Philosophy 版 (精华区)
发信人: songs (今夜有丁香雨), 信区: Philosophy
标 题: ===II. TRANSCENDENTAL DOCTRINE OF METHOD.===
发信站: 哈工大紫丁香 (2001年06月28日10:46:15 星期四), 转信
II. TRANSCENDENTAL DOCTRINE OF METHOD.
If we regard the sum of the cognition of pure speculative reason
as an edifice, the idea of which, at least, exists in the human
mind, it may be said that we have in the Transcendental Doctrine of
Elements examined the materials and determined to what edifice these
belong, and what its height and stability. We have found, indeed,
that, although we had purposed to build for ourselves a tower which
should reach to Heaven, the supply of materials sufficed merely for
a habitation, which was spacious enough for all terrestrial
purposes, and high enough to enable us to survey the level plain of
experience, but that the bold undertaking designed necessarily
failed for want of materials- not to mention the confusion of tongues,
which gave rise to endless disputes among the labourers on the plan of
the edifice, and at last scattered them over all the world, each to
erect a separate building for himself, according to his own plans
and his own inclinations. Our present task relates not to the
materials, but to the plan of an edifice; and, as we have had
sufficient warning not to venture blindly upon a design which may be
found to transcend our natural powers, while, at the same time, we
cannot give up the intention of erecting a secure abode for the
mind, we must proportion our design to the material which is presented
to us, and which is, at the same time, sufficient for all our wants.

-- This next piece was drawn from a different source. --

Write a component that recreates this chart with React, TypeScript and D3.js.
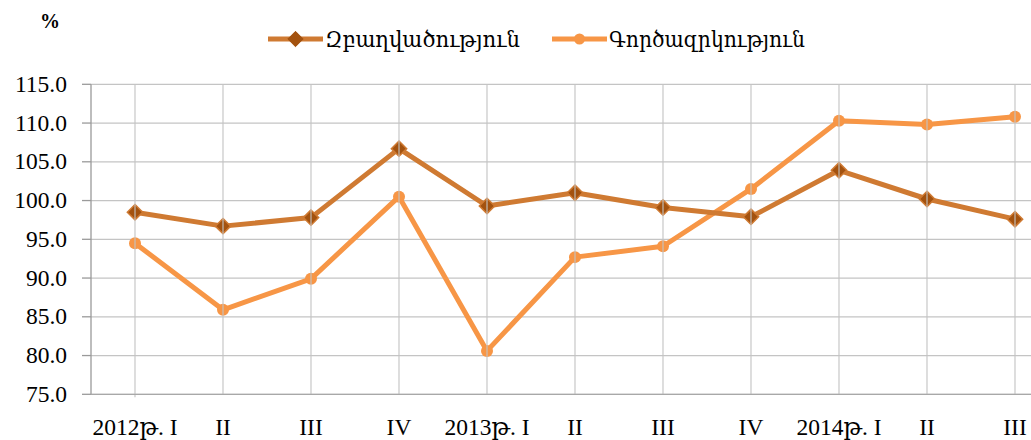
import React from "react";
import * as d3 from "d3";

const categories = ["2012թ. I", "II", "III", "IV", "2013թ. I", "II", "III", "IV", "2014թ. I", "II", "III"];
const employment = [98.5, 96.7, 97.8, 106.7, 99.3, 101.0, 99.1, 97.9, 103.9, 100.2, 97.6];
const unemployment = [94.5, 85.9, 89.9, 100.5, 80.6, 92.7, 94.1, 101.5, 110.3, 109.8, 110.8];
const yTicks = [75, 80, 85, 90, 95, 100, 105, 110, 115];
const seriesNames = ["Զբաղվածություն", "Գործազրկություն"];

const W = 1031;
const H = 440;
const FONT = "'Liberation Serif', 'DejaVu Serif', 'Times New Roman', serif";

export default function App() {
  const x = d3.scaleBand<number>().domain(d3.range(categories.length)).range([91, 91 + 88 * 11]).padding(0);
  const cx = (i: number) => (x(i) as number) + x.bandwidth() / 2;
  const y = d3.scaleLinear().domain([75, 115]).range([394.3, 84.3]);
  const line = d3.line<number>().x((_, i) => cx(i)).y((d) => y(d));
  const diamond = d3.symbol().type(d3.symbolDiamond2).size(150)();
  const c1 = "#cf7a32";
  const c1m = "#a3520f";
  const c2 = "#f79646";
  const grid = "#c4c4c4";

  return (
    <svg width={W} height={H} style={{ position: "absolute", left: 0, top: 0, background: "#fff" }}>
      <text x={40} y={28} fontFamily={FONT} fontSize={20} fontWeight="bold">%</text>
      {/* legend */}
      <g>
        <line x1={268} x2={323} y1={39} y2={39} stroke={c1} strokeWidth={5} />
        <path d={diamond} transform="translate(295.5,39)" fill={c1m} stroke={c1m} />
        <text x={325} y={47} fontFamily={FONT} fontSize={22} textLength={195} lengthAdjust="spacingAndGlyphs">{seriesNames[0]}</text>
        <line x1={552} x2={607} y1={39} y2={39} stroke={c2} strokeWidth={5} />
        <circle cx={579.5} cy={39} r={5.5} fill={c2} />
        <text x={609} y={47} fontFamily={FONT} fontSize={22} textLength={196} lengthAdjust="spacingAndGlyphs">{seriesNames[1]}</text>
      </g>
      {/* horizontal gridlines */}
      {yTicks.map((t) => (
        <line key={"h" + t} x1={91} x2={W} y1={y(t)} y2={y(t)} stroke={grid} strokeWidth={1.3} />
      ))}
      {/* series */}
      <path d={line(unemployment) as string} fill="none" stroke={c2} strokeWidth={5} strokeLinejoin="round" />
      {unemployment.map((v, i) => (
        <circle key={"u" + i} cx={cx(i)} cy={y(v)} r={6} fill={c2} />
      ))}
      <path d={line(employment) as string} fill="none" stroke={c1} strokeWidth={5} strokeLinejoin="round" />
      {employment.map((v, i) => (
        <path key={"e" + i} d={diamond} transform={`translate(${cx(i)},${y(v)})`} fill={c1m} stroke={c1} strokeWidth={1.5} />
      ))}
      {/* vertical gridlines */}
      {categories.map((_, i) => (
        <line key={"v" + i} x1={cx(i)} x2={cx(i)} y1={y(115)} y2={y(75) + (i === 0 ? 3 : 0)} stroke={grid} strokeWidth={1.3} opacity={0.85} />
      ))}
      {/* axes */}
      <line x1={91} x2={91} y1={y(115)} y2={y(75)} stroke="#9a9a9a" strokeWidth={1.3} />
      <line x1={91} x2={W} y1={y(75)} y2={y(75)} stroke="#a8a8a8" strokeWidth={1.3} />
      {yTicks.map((t) => (
        <g key={"t" + t}>
          <line x1={82} x2={91} y1={y(t)} y2={y(t)} stroke="#9a9a9a" strokeWidth={1.3} />
          <text x={67} y={y(t) + 7.5} textAnchor="end" fontFamily={FONT} fontSize={23.5}>{d3.format(".1f")(t)}</text>
        </g>
      ))}
      {/* x labels */}
      {categories.map((c, i) => (
        <text key={"x" + i} x={cx(i)} y={435} textAnchor="middle" fontFamily={FONT} fontSize={23.5}>{c}</text>
      ))}
    </svg>
  );
}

I understand, then, by the transcendental doctrine of method, the
determination of the formal conditions of a complete system of pure
reason. We shall accordingly have to treat of the discipline, the
canon, the architectonic, and, finally, the history of pure reason.

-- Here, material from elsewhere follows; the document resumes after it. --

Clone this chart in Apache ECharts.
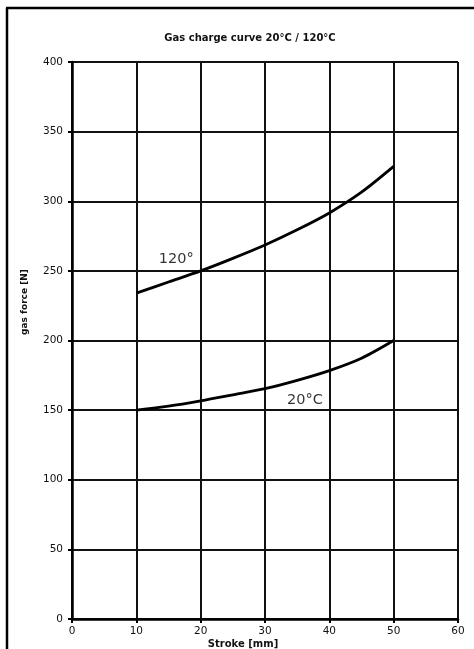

This part of our Critique will accomplish, from the transcendental
point of view, what has been usually attempted, but miserably
executed, under the name of practical logic. It has been badly
executed, I say, because general logic, not being limited to any
particular kind of cognition (not even to the pure cognition of the
understanding) nor to any particular objects, it cannot, without
borrowing from other sciences, do more than present merely the
titles or signs of possible methods and the technical expressions,
which are employed in the systematic parts of all sciences; and thus
the pupil is made acquainted with names, the meaning and application
of which he is to learn only at some future time.